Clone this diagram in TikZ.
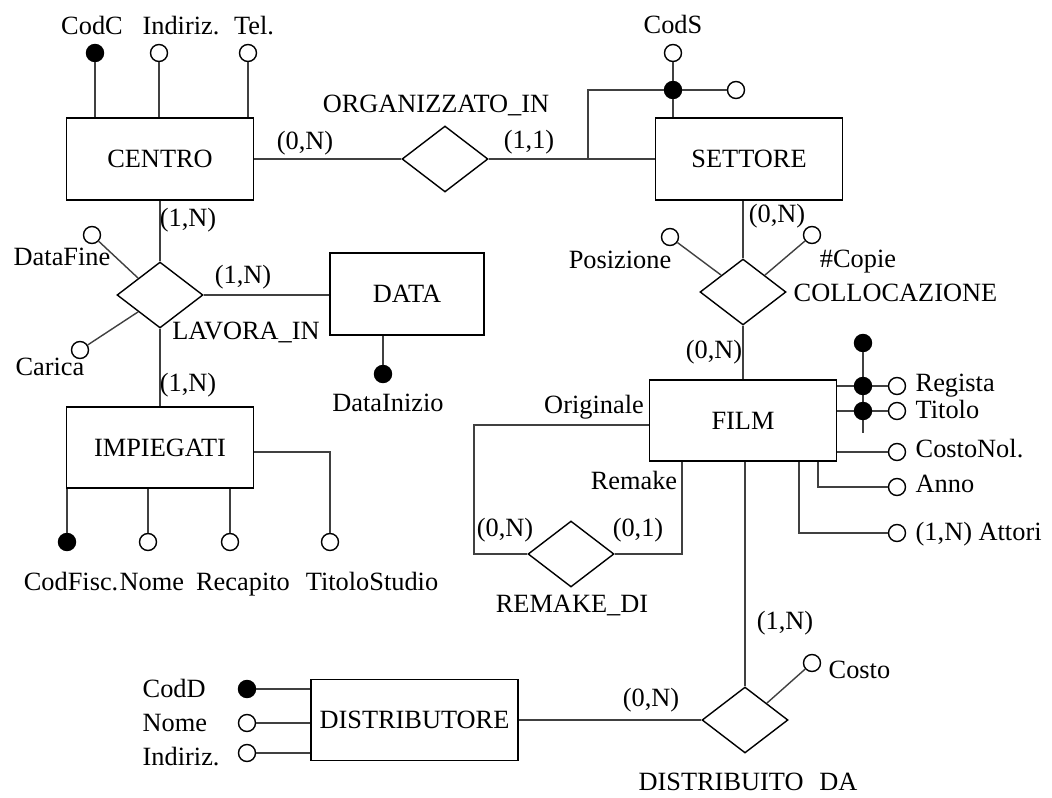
\documentclass[tikz,border=0pt]{standalone}
\usepackage{fontspec}
\setmainfont{Liberation Serif}
\usepackage{tikz}
\usetikzlibrary{shapes.geometric}

\begin{document}
\begin{tikzpicture}[x=0.02cm,y=-0.02cm,line width=0.8pt,
        font=\fontsize{15}{18}\selectfont,
        entity/.style={draw,rectangle,minimum width=3.74cm,minimum height=1.64cm,inner sep=1pt},
        relation/.style={draw,diamond,minimum width=1.72cm,minimum height=1.32cm,inner sep=0pt},
        attr/.style={draw,circle,minimum size=0.34cm,inner sep=0pt,fill=white},
        keyattr/.style={attr,fill=black},
        link/.style={black!75}]
        \useasboundingbox (0,0) rectangle (1052,798);

        % Entities
        \node[entity] (centro) at (160,159) {CENTRO};
        \node[entity] (settore) at (749,159) {SETTORE};
        \node[entity,minimum width=3.08cm] (data) at (407,294) {DATA};
        \node[entity,minimum height=1.62cm] (impiegati) at (160,447.5) {IMPIEGATI};
        \node[entity,minimum height=1.62cm] (film) at (743,420.5) {FILM};
        \node[entity,minimum width=4.14cm,minimum height=1.62cm] (distributore) at (414.5,720) {DISTRIBUTORE};

        % Relationships
        \node[relation] (organizzato) at (445,159) {};
        \node[relation] (lavora) at (160,295) {};
        \node[relation] (collocazione) at (743,292) {};
        \node[relation] (remake) at (571,554) {};
        \node[relation] (distribuito) at (745,720) {};
        \node (organizzatoname) at (436,105) {ORGANIZZATO\_IN};
        \node (lavoraname) at (246,332) {LAVORA\_IN};
        \node[anchor=west,inner sep=0pt] (collocazionename) at (793,293) {COLLOCAZIONE};
        \node (remakename) at (572,605) {REMAKE\_DI};
        \node (distribuitoname) at (748,782) {DISTRIBUITO\hspace{0.6em}DA};

        % CENTRO - ORGANIZZATO_IN - SETTORE
        \draw[link] (centro.east) -- (organizzato.west);
        \draw[link] (organizzato.east) -- (settore.west);
        \node (card1) at (305,143) {(0,N)};
        \node (card2) at (529,142) {(1,1)};

        % CENTRO attributes
        \node[keyattr] (codc) at (95,53) {};
        \node[attr] (indirizc) at (159,53) {};
        \node[attr] (tel) at (248,53) {};
        \foreach \a in {codc,indirizc,tel} {
            \draw[link] (\a) -- (\a |- centro.north);
        }
        \node[anchor=base] (codcname) at (92,34) {CodC};
        \node[anchor=base] (indirizcname) at (181,34) {Indiriz.};
        \node[anchor=base] (telname) at (254,34) {Tel.};

        % SETTORE identifier
        \coordinate (settorecorner) at (588,90);
        \node[keyattr] (settorekey) at (673,90) {};
        \node[attr] (cods) at (673,53) {};
        \node[attr] (settoreextra) at (736,90) {};
        \draw[link] (cods) -- (settorekey) -- (settorekey |- settore.north);
        \draw[link] (settoreextra) -- (settorekey) -- (settorecorner) -- (settorecorner |- settore.west);
        \node[anchor=base] (codsname) at (673,33) {CodS};

        % LAVORA_IN
        \draw[link] (centro.south) -- (lavora.north);
        \draw[link] (lavora.east) -- (lavora.east -| data.west);
        \draw[link] (lavora.south) -- (impiegati.north);
        \node[attr] (datafine) at (92,235) {};
        \node[attr] (carica) at (80,350) {};
        \draw[link] (datafine) -- (lavora.north west);
        \draw[link] (carica) -- (lavora.south west);
        \node (datafinename) at (62,257) {DataFine};
        \node (caricaname) at (50,367) {Carica};
        \node (card3) at (188,220) {(1,N)};
        \node (card4) at (243,277) {(1,N)};
        \node (card5) at (188,385) {(1,N)};

        % DATA attributes
        \node[keyattr] (datainizio) at (383,374) {};
        \draw[link] (datainizio) -- (datainizio |- data.south);
        \node (datainizioname) at (388,403) {DataInizio};

        % IMPIEGATI attributes
        \node[keyattr] (codfisc) at (67,542) {};
        \node[attr] (nomei) at (148,542) {};
        \node[attr] (recapito) at (230,542) {};
        \node[attr] (titolostudio) at (330,542) {};
        \foreach \a in {codfisc,nomei,recapito} {
            \draw[link] (\a) -- (\a |- impiegati.south);
        }
        \coordinate (titolobend) at (330,452);
        \draw[link] (titolostudio) -- (titolobend) -- (titolobend -| impiegati.east);
        \node[anchor=base east,inner sep=0pt] (codfiscname) at (119,590) {CodFisc.};
        \node[anchor=base west,inner sep=0pt] (nomeiname) at (119,590) {Nome};
        \node[anchor=base] (recapitoname) at (243,590) {Recapito};
        \node[anchor=base] (titolostudioname) at (372,590) {TitoloStudio};

        % COLLOCAZIONE
        \draw[link] (collocazione.north) -- (collocazione.north |- settore.south);
        \draw[link] (collocazione.south) -- (collocazione.south |- film.north);
        \node[attr] (posizione) at (670,237) {};
        \node[attr] (copie) at (812,235) {};
        \draw[link] (posizione) -- (collocazione.north west);
        \draw[link] (copie) -- (collocazione.north east);
        \node (posizionename) at (620,260) {Posizione};
        \node (copiename) at (858,262) {\#Copie};
        \node (card6) at (777,216) {(0,N)};
        \node (card7) at (714,352) {(0,N)};

        % FILM attributes
        \node[keyattr] (filmtop) at (863,343) {};
        \coordinate (filmkeyend) at (863,433);
        \node[attr] (regista) at (897,386) {};
        \node[attr] (titolo) at (897,411) {};
        \node[attr] (costonol) at (897,452) {};
        \node[attr] (anno) at (897,487) {};
        \node[attr] (attori) at (897,533) {};
        \draw[link] (filmtop) -- (filmkeyend);
        \foreach \a in {regista,titolo,costonol} {
            \draw[link] (\a) -- (\a -| film.east);
        }
        \node[keyattr] (registakey) at (863,386) {};
        \node[keyattr] (titolokey) at (863,411) {};
        \coordinate (annobend) at (818,487);
        \draw[link] (anno) -- (annobend) -- (annobend |- film.south);
        \coordinate (attoribend) at (799,533);
        \draw[link] (attori) -- (attoribend) -- (attoribend |- film.south);
        \node[anchor=base west,inner sep=0pt] (registaname) at (915,391) {Regista};
        \node[anchor=base west,inner sep=0pt] (titoloname) at (915,418) {Titolo};
        \node[anchor=base west,inner sep=0pt] (costonolname) at (915,457) {CostoNol.};
        \node[anchor=base west,inner sep=0pt] (annoname) at (915,492) {Anno};
        \node[anchor=base west,inner sep=0pt] (attoriname) at (915,540) {(1,N) Attori};

        % REMAKE_DI loop
        \coordinate (origcorner) at (474,425);
        \draw[link] (film.west |- origcorner) -- (origcorner) -- (origcorner |- remake.west) -- (remake.west);
        \coordinate (remcorner) at (682,554);
        \draw[link] (remake.east) -- (remcorner) -- (remcorner |- film.south);
        \node (originalename) at (594,407) {Originale};
        \node (remakerole) at (634,480) {Remake};
        \node (card8) at (505,530) {(0,N)};
        \node (card9) at (638,530) {(0,1)};

        % DISTRIBUITO DA
        \draw[link] (distribuito.north) -- (distribuito.north |- film.south);
        \draw[link] (distributore.east) -- (distribuito.west);
        \node[attr] (costo) at (812,663) {};
        \draw[link] (costo) -- (distribuito.north east);
        \node[anchor=west,inner sep=0pt] (costoname) at (828,670) {Costo};
        \node (card10) at (785,623) {(1,N)};
        \node (card11) at (651,700) {(0,N)};

        % DISTRIBUTORE attributes
        \node[keyattr] (codd) at (247,689) {};
        \node[attr] (nomed) at (247,723) {};
        \node[attr] (indirizd) at (247,753) {};
        \foreach \a in {codd,nomed,indirizd} {
            \draw[link] (\a) -- (\a -| distributore.west);
        }
        \node[anchor=base west,inner sep=0pt] (coddname) at (142,697) {CodD};
        \node[anchor=base west,inner sep=0pt] (nomedname) at (142,731) {Nome};
        \node[anchor=base west,inner sep=0pt] (indirizdname) at (142,765) {Indiriz.};
\end{tikzpicture}
\end{document}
☆ ☆ ☆ ☆ ☆ ☆ ☆
TASK OBJECTIVE: The lines from the top of the data above through the one holding "(0,0) rectangle (1052,798);" are to be repeated exactly, and only those, with no pictures.

WRITTEN ANSWER:
Clone this diagram in TikZ.
\documentclass[tikz,border=0pt]{standalone}
\usepackage{fontspec}
\setmainfont{Liberation Serif}
\usepackage{tikz}
\usetikzlibrary{shapes.geometric}

\begin{document}
\begin{tikzpicture}[x=0.02cm,y=-0.02cm,line width=0.8pt,
        font=\fontsize{15}{18}\selectfont,
        entity/.style={draw,rectangle,minimum width=3.74cm,minimum height=1.64cm,inner sep=1pt},
        relation/.style={draw,diamond,minimum width=1.72cm,minimum height=1.32cm,inner sep=0pt},
        attr/.style={draw,circle,minimum size=0.34cm,inner sep=0pt,fill=white},
        keyattr/.style={attr,fill=black},
        link/.style={black!75}]
        \useasboundingbox (0,0) rectangle (1052,798);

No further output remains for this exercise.